I have searched for the ideal paper to use as inserts for my planner to no avail, any suggestions for the ideal weight that you find the best would be apprecaited. I can only buy in GMS and i'm not sure hot to convert to lbs. Any suggestions/ideas would be greatly appreciated.


Paper weight and hole punches

I'm pretty sure this is in the Handbook, Beginner's Guide, or the FAQs, but I'm in too much of a rush to look for it. ;-)

20 lb weight is "standard", but I personally find that 24 lb bright white (92 brightness) looks and feels much better in the planner. However, remember that the greater the paper weight, the greater the increase in your planner's weight. I suspect that the 28 lb will look and feel nice, but I wouldn't want my planner completely stuffed with it, as it's generally a couple hundred pages thick.

I'm pretty sure all seven-hole "Classic" punches are the same (I say this to differentiate the 5.5x8.5 size from letter size pages with seven holes). For example, I find that my Franklin Covey 7-hole punch lines up exactly with the Day Runner forms I had kicking around. And the Day Runner forms say they fit FC and Day-Timer planners. Ergo....

Regarding metric paper weights, I note that my 24 lb paper package says "90 g/m2". (The paper, BTW, is letter size Georgia Pacific and seems to have the product code 214305. I'm quite happy with it.)

Hope this helps!

all my best,

20 vs. 24

24 weight paper is far better for use with fountain pens that flow even halfway freely. I won't use less than 24-lb paper in making handbound books now, that is, if they're destined to be written in. Nothing is more frustrating (well, I can think of a few other things, but they don't belong in this context...) than writing a nice page and turning it and seeing the reverse rendered unusable by bleed-through--and sometimes the page after it, even.

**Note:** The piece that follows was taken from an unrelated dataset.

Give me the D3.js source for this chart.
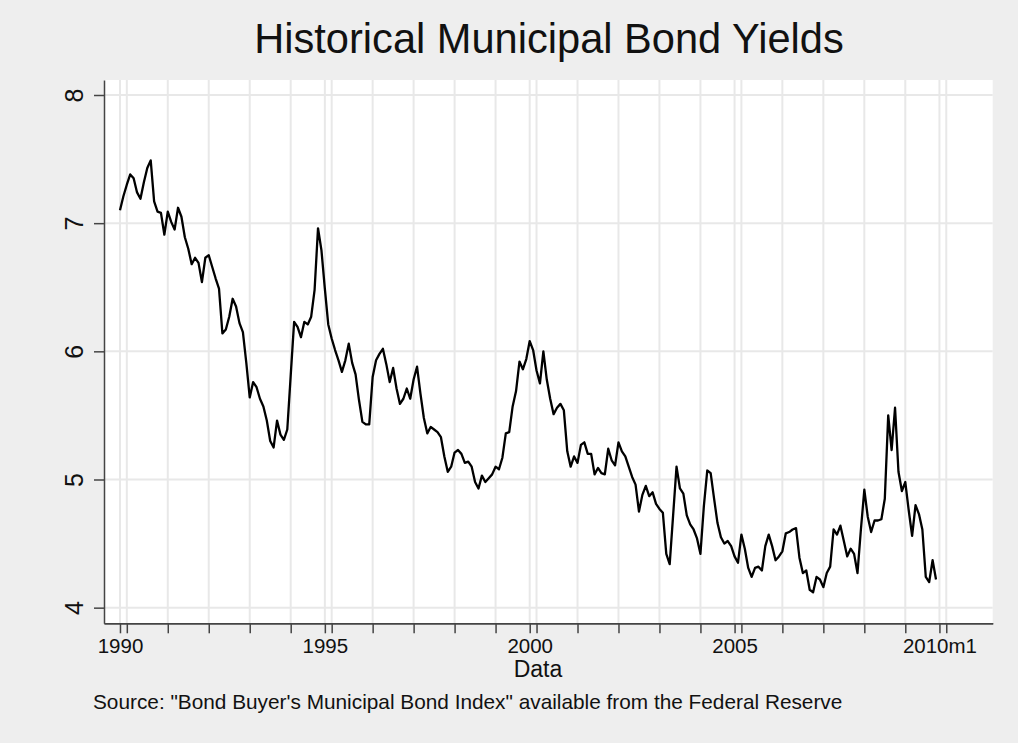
<!DOCTYPE html>
<html>
<head>
<meta charset="utf-8">
<script src="https://cdn.jsdelivr.net/npm/d3@7"></script>
<style>
  body { margin: 0; background: #eeeeee; }
  svg { display: block; font-family: "Liberation Sans", Arial, sans-serif; }
</style>
</head>
<body>
<div class="vis"></div>
<script>
// monthly yields, 1990m1 .. 2009m12, one row per year
const startYear = 1990
const yields = [
    7.10, 7.21, 7.30, 7.38, 7.35, 7.24, 7.19, 7.32, 7.43, 7.49, 7.17, 7.09,
    7.08, 6.91, 7.09, 7.01, 6.95, 7.12, 7.05, 6.89, 6.80, 6.68, 6.73, 6.69,
    6.54, 6.73, 6.75, 6.66, 6.57, 6.49, 6.14, 6.17, 6.27, 6.41, 6.35, 6.22,
    6.15, 5.91, 5.64, 5.76, 5.72, 5.63, 5.57, 5.46, 5.30, 5.25, 5.46, 5.35,
    5.31, 5.39, 5.81, 6.23, 6.19, 6.11, 6.23, 6.21, 6.27, 6.48, 6.96, 6.79,
    6.49, 6.21, 6.10, 6.01, 5.93, 5.84, 5.93, 6.06, 5.91, 5.82, 5.62, 5.45,
    5.43, 5.43, 5.80, 5.93, 5.98, 6.02, 5.90, 5.76, 5.87, 5.71, 5.59, 5.63,
    5.71, 5.63, 5.78, 5.88, 5.67, 5.48, 5.36, 5.41, 5.39, 5.37, 5.33, 5.18,
    5.06, 5.10, 5.21, 5.23, 5.20, 5.13, 5.14, 5.10, 4.98, 4.93, 5.03, 4.98,
    5.01, 5.04, 5.10, 5.08, 5.17, 5.36, 5.37, 5.57, 5.69, 5.92, 5.86, 5.94,
    6.08, 6.01, 5.85, 5.75, 6.00, 5.78, 5.63, 5.51, 5.56, 5.59, 5.54, 5.22,
    5.10, 5.18, 5.13, 5.27, 5.29, 5.20, 5.20, 5.04, 5.09, 5.05, 5.04, 5.24,
    5.15, 5.11, 5.29, 5.22, 5.18, 5.10, 5.02, 4.96, 4.75, 4.88, 4.95, 4.87,
    4.90, 4.81, 4.77, 4.74, 4.42, 4.34, 4.72, 5.10, 4.93, 4.89, 4.72, 4.65,
    4.61, 4.54, 4.42, 4.79, 5.07, 5.05, 4.85, 4.66, 4.55, 4.50, 4.52, 4.48,
    4.40, 4.35, 4.57, 4.46, 4.31, 4.24, 4.31, 4.32, 4.29, 4.48, 4.57, 4.48,
    4.37, 4.40, 4.44, 4.58, 4.59, 4.61, 4.62, 4.39, 4.27, 4.29, 4.14, 4.12,
    4.24, 4.22, 4.16, 4.27, 4.32, 4.61, 4.57, 4.64, 4.52, 4.40, 4.46, 4.42,
    4.27, 4.61, 4.92, 4.71, 4.59, 4.68, 4.68, 4.69, 4.85, 5.50, 5.23, 5.56,
    5.06, 4.91, 4.98, 4.76, 4.56, 4.80, 4.73, 4.61, 4.24, 4.20, 4.37, 4.22
]
const yTicks = [4, 5, 6, 7, 8]
const labelTicks = [1990, 1995, 2000, 2005, 2010]
const labelText = ['1990', '1995', '2000', '2005', '2010m1']
const yearTicks = d3.range(1990, 2011)

const w = 1018
const h = 743
const plotLeft = 104
const plotRight = 992.7
const plotTop = 80
const plotBottom = 623.3

const dataset = yields.map((v, i) => [startYear + i / 12, v])
// unlabeled yearly ticks sit two months past the year mark
const minorTicks = yearTicks.map((d) => d + 2 / 12)

const svg = d3.select('.vis')
                .append('svg')
                .attr('width', w)
                .attr('height', h)

svg.append('rect')
    .attr('width', w)
    .attr('height', h)
    .attr('fill', '#eeeeee')

svg.append('rect')
    .attr('x', plotLeft)
    .attr('y', plotTop)
    .attr('width', plotRight - plotLeft)
    .attr('height', plotBottom - plotTop)
    .attr('fill', '#ffffff')

const xScale = d3.scaleLinear()
                    .domain([1989.61, 2011.3])
                    .range([plotLeft, plotRight])

const yScale = d3.scaleLinear()
                    .domain([3.878, 8.117])
                    .range([plotBottom, plotTop])

// grid
const grid = svg.append('g')
                .attr('stroke', '#e8e8e8')
                .attr('stroke-width', 2)

grid.selectAll('.hgrid')
    .data(yTicks)
    .enter().append('line')
    .attr('x1', plotLeft)
    .attr('x2', plotRight)
    .attr('y1', (d) => yScale(d))
    .attr('y2', (d) => yScale(d))

grid.selectAll('.vgrid')
    .data(minorTicks.concat(labelTicks))
    .enter().append('line')
    .attr('x1', (d) => xScale(d))
    .attr('x2', (d) => xScale(d))
    .attr('y1', plotTop)
    .attr('y2', plotBottom)

// the series
const line = d3.line()
                .x((d) => xScale(d[0]))
                .y((d) => yScale(d[1]))

svg.append('path')
    .datum(dataset)
    .attr('d', line)
    .attr('fill', 'none')
    .attr('stroke', '#000')
    .attr('stroke-width', 2.3)
    .attr('stroke-linejoin', 'round')

// axes
const xMinor = d3.axisBottom(xScale).tickValues(minorTicks).tickSize(10).tickSizeOuter(0).tickFormat('')
const xMajor = d3.axisBottom(xScale).tickValues(labelTicks).tickSize(10).tickSizeOuter(0)
                .tickFormat((d, i) => labelText[i])
const yAxis = d3.axisLeft(yScale).tickValues(yTicks).tickSize(10).tickSizeOuter(0)
                .tickFormat(d3.format('d'))

svg.append('g')
    .attr('class', 'x-minor')
    .attr('transform', 'translate(0,' + plotBottom + ')')
    .call(xMinor)

svg.append('g')
    .attr('class', 'x-axis')
    .attr('transform', 'translate(0,' + plotBottom + ')')
    .call(xMajor)

svg.select('.x-axis')
    .selectAll('text')
    .attr('font-size', 20.5)
    .attr('fill', '#111')
    .attr('y', 30)
    .attr('dy', 0)

svg.append('g')
    .attr('class', 'y-axis')
    .attr('transform', 'translate(' + plotLeft + ',0)')
    .call(yAxis)

svg.select('.y-axis')
    .selectAll('text')
    .attr('font-size', 25)
    .attr('fill', '#111')
    .attr('x', 0)
    .attr('y', 0)
    .attr('dy', 0)
    .attr('text-anchor', 'middle')
    .attr('transform', 'translate(-21,0) rotate(-90)')

svg.selectAll('.domain, .tick line')
    .attr('stroke', '#444')
    .attr('stroke-width', 1.5)

// titles
svg.append('text')
    .attr('x', 549)
    .attr('y', 53)
    .attr('text-anchor', 'middle')
    .attr('font-size', 41.6)
    .attr('fill', '#111')
    .text('Historical Municipal Bond Yields')

svg.append('text')
    .attr('x', 538)
    .attr('y', 677)
    .attr('text-anchor', 'middle')
    .attr('font-size', 23)
    .attr('fill', '#111')
    .text('Data')

svg.append('text')
    .attr('x', 93)
    .attr('y', 709)
    .attr('font-size', 20.8)
    .attr('fill', '#111')
    .text('Source: "Bond Buyer\'s Municipal Bond Index" available from the Federal Reserve')
</script>
</body>
</html>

Even some ballpoints and gel writers (my newest love) will bleed through. But they're not likely to mess up 24-lb (or heavier) paper.

So I vote for 24-lb.

Paper Alchemy...

After reading Suzanne post I decided a little kitchen sink science is in order. Please note all weights are approximate.

200 sheets of A5 bond:

@ 20lb (80 gsm) weighs 2lb (1 Kg)

@ 24lb (90 gsm) weighs 2.5lb (1.125 Kg)

@ 28lb (100 gsm) weighs 2.8lb (1.250 Kg)

@ 32lb (110 gsm) weighs 2.12lb (1.375 Kg)

As we can see 28lb (100 gsm) is significantly heavier than 20lb (80 gsm) and the 32lb (110 gsm) 'rag'used for correspondence may cause a hernia just by looking at it. However as Doug and Jon both point out 24lb (90 gsm) provides a good compromise between weight and quaility.